4. Estratégias Avançadas para a Fase Instrutória

4.1. Solicitar perícia em casos de autos eletrônicos ou radares

Em demandas que discutem:

  • radares irregulares,

  • falhas de aferição,

  • ausência de selo do INMETRO,

  • intempestividade de envio de dados,

a prova pericial pode ser determinante.

4.2. Requerer depoimento de prepostos

Oitiva de servidores responsáveis pela autuação, notificação ou instrução administrativa pode esclarecer:

  • rotinas de envio;

  • falhas de sistema;

  • procedimentos adotados.

4.3. Demonstrar que a Administração agiu com desídia

A ausência de documentos essenciais — mesmo após reiterados despachos — deve ser explorada:

  • para afastar a presunção de legitimidade;

  • como fundamento para julgamento antecipado favorável;

  • como base para tutela de urgência.

4.4. Produção de prova pelo autor quando necessário

Em casos específicos, a prova pode incluir:

  • prints da CNH digital mostrando restrição indevida;

  • comprovantes de endereço para desconstituir presunções de notificação;

  • vídeos e fotos da via onde a infração foi lavrada.


5. Conclusão

A fase instrutória representa o eixo central de qualquer demanda de trânsito. A atuação técnica na réplica e na especificação de provas não apenas organiza o debate processual, mas define qual parte carregará o peso da demonstração da legalidade ou ilegalidade do ato administrativo.

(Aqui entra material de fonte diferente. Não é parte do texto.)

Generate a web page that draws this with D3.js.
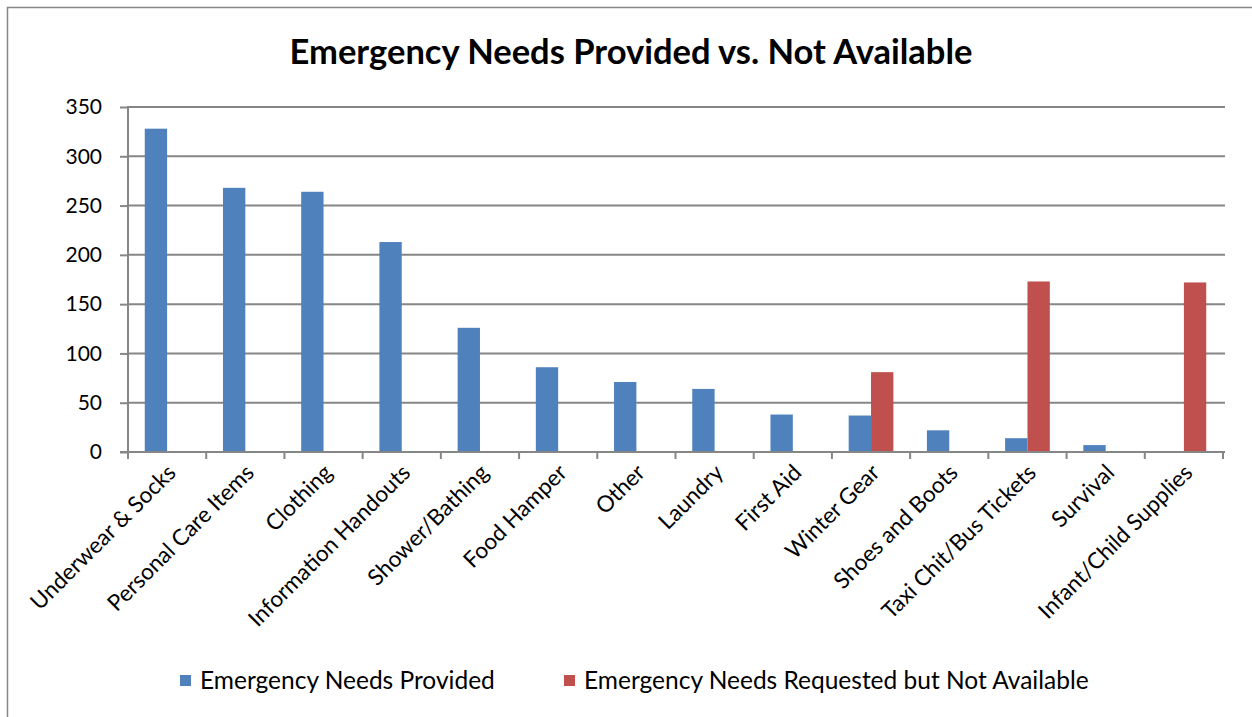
<!DOCTYPE html>
<html>
<head>
<meta charset="utf-8">
<script src="https://cdn.jsdelivr.net/npm/d3@7"></script>
<style>
  html, body { margin: 0; padding: 0; background: #fff; }
  svg { display: block; }
  text { font-family: Lato, "Open Sans", "DejaVu Sans", sans-serif; fill: #000; }
</style>
</head>
<body>
<svg id="chart" width="1252" height="717"></svg>
<script>
// Categories and the two series
const categories = [
  "Underwear & Socks", "Personal Care Items", "Clothing", "Information Handouts",
  "Shower/Bathing", "Food Hamper", "Other", "Laundry", "First Aid", "Winter Gear",
  "Shoes and Boots", "Taxi Chit/Bus Tickets", "Survival", "Infant/Child Supplies"
];
const provided = [328, 268, 264, 213, 126, 86, 71, 64, 38, 37, 22, 14, 7, 1];
const notAvailable = [0, 0, 0, 0, 0, 1, 0, 0, 0, 81, 0, 173, 0, 172];
const seriesNames = ["Emergency Needs Provided", "Emergency Needs Requested but Not Available"];
const seriesColors = ["#4f81bd", "#c0504d"];
const yTicks = [0, 50, 100, 150, 200, 250, 300, 350];
const chartTitle = "Emergency Needs Provided vs. Not Available";

const svg = d3.select("#chart");
const plot = { left: 128, right: 1223, top: 107, bottom: 452 };

// Outer chart frame
svg.append("rect")
  .attr("x", 7.5).attr("y", 7.5)
  .attr("width", 1260).attr("height", 720)
  .attr("fill", "#fff").attr("stroke", "#868686").attr("stroke-width", 1.5);

const x = d3.scaleBand().domain(categories).range([plot.left, plot.right]).paddingInner(0).paddingOuter(0);
const y = d3.scaleLinear().domain([0, 350]).range([plot.bottom, plot.top]);

// Two bars per category, 150% gap width
const barW = x.bandwidth() / 3.5;
const x1 = d3.scaleBand().domain([0, 1]).range([0.75 * barW, 2.75 * barW]).padding(0);

// Horizontal gridlines
svg.append("g")
  .selectAll("line").data(yTicks.filter(d => d > 0)).join("line")
  .attr("x1", plot.left).attr("x2", plot.right + 2)
  .attr("y1", d => y(d)).attr("y2", d => y(d))
  .attr("stroke", "#868686").attr("stroke-width", 2);

// Bars
const series = [provided, notAvailable];
series.forEach((vals, si) => {
  svg.append("g")
    .selectAll("rect").data(vals).join("rect")
    .attr("x", (d, i) => x(categories[i]) + x1(si))
    .attr("width", x1.bandwidth())
    .attr("y", d => y(d))
    .attr("height", d => y(0) - y(d))
    .attr("fill", seriesColors[si]);
});

// Y axis
const yAxis = svg.append("g")
  .attr("transform", `translate(${plot.left},0)`)
  .call(d3.axisLeft(y).tickValues(yTicks).tickSize(8).tickPadding(18).tickFormat(d3.format("d")));
yAxis.select(".domain").attr("stroke", "#868686").attr("stroke-width", 2).attr("d", `M0,${plot.top - 1}V${plot.bottom}`);
yAxis.selectAll(".tick line").attr("stroke", "#868686").attr("stroke-width", 2);
yAxis.selectAll(".tick text").attr("font-size", 21).attr("fill", "#000")
  .style("font-family", "Lato, sans-serif");

// X axis
const xAxis = svg.append("g")
  .attr("transform", `translate(0,${plot.bottom})`);
xAxis.append("line")
  .attr("x1", plot.left - 8).attr("x2", plot.right + 2)
  .attr("y1", 0).attr("y2", 0)
  .attr("stroke", "#868686").attr("stroke-width", 2);
const tickPos = categories.map(c => x(c)).concat([plot.right]);
xAxis.selectAll("line.tk").data(tickPos).join("line")
  .attr("class", "tk")
  .attr("x1", d => d).attr("x2", d => d)
  .attr("y1", 0).attr("y2", 7)
  .attr("stroke", "#868686").attr("stroke-width", 2);
xAxis.selectAll("text").data(categories).join("text")
  .attr("text-anchor", "end")
  .attr("font-size", 22.5)
  .attr("transform", d => `translate(${x(d) + x.bandwidth() / 2 + 10},${22}) rotate(-45)`)
  .text(d => d);

// Title
svg.append("text")
  .attr("x", 631).attr("y", 64)
  .attr("text-anchor", "middle")
  .attr("font-size", 34.5).attr("font-weight", "bold")
  .text(chartTitle);

// Legend
const legend = svg.append("g");
const legendItems = [{ x: 180, tx: 200 }, { x: 564, tx: 584 }];
legendItems.forEach((it, i) => {
  legend.append("rect").attr("x", it.x).attr("y", 675).attr("width", 11).attr("height", 11).attr("fill", seriesColors[i]);
  legend.append("text").attr("x", it.tx).attr("y", 689).attr("font-size", 24.5).text(seriesNames[i]);
});
</script>
</body>
</html>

Em um cenário no qual a Administração Pública frequentemente apresenta defesas genéricas e acervo documental incompleto, cabe ao advogado:

  • demonstrar as lacunas;

  • provocar a inversão do ônus da prova;

  • exigir a apresentação integral do processo administrativo;

  • moldar a instrução de modo a enfraquecer a presunção de legitimidade.

Uma réplica bem estruturada e uma especificação de provas assertiva podem ser suficientes para derrubar penalidades, conceder liminares e esclarecer ao magistrado a real dimensão das irregularidades cometidas pelo órgão autuador.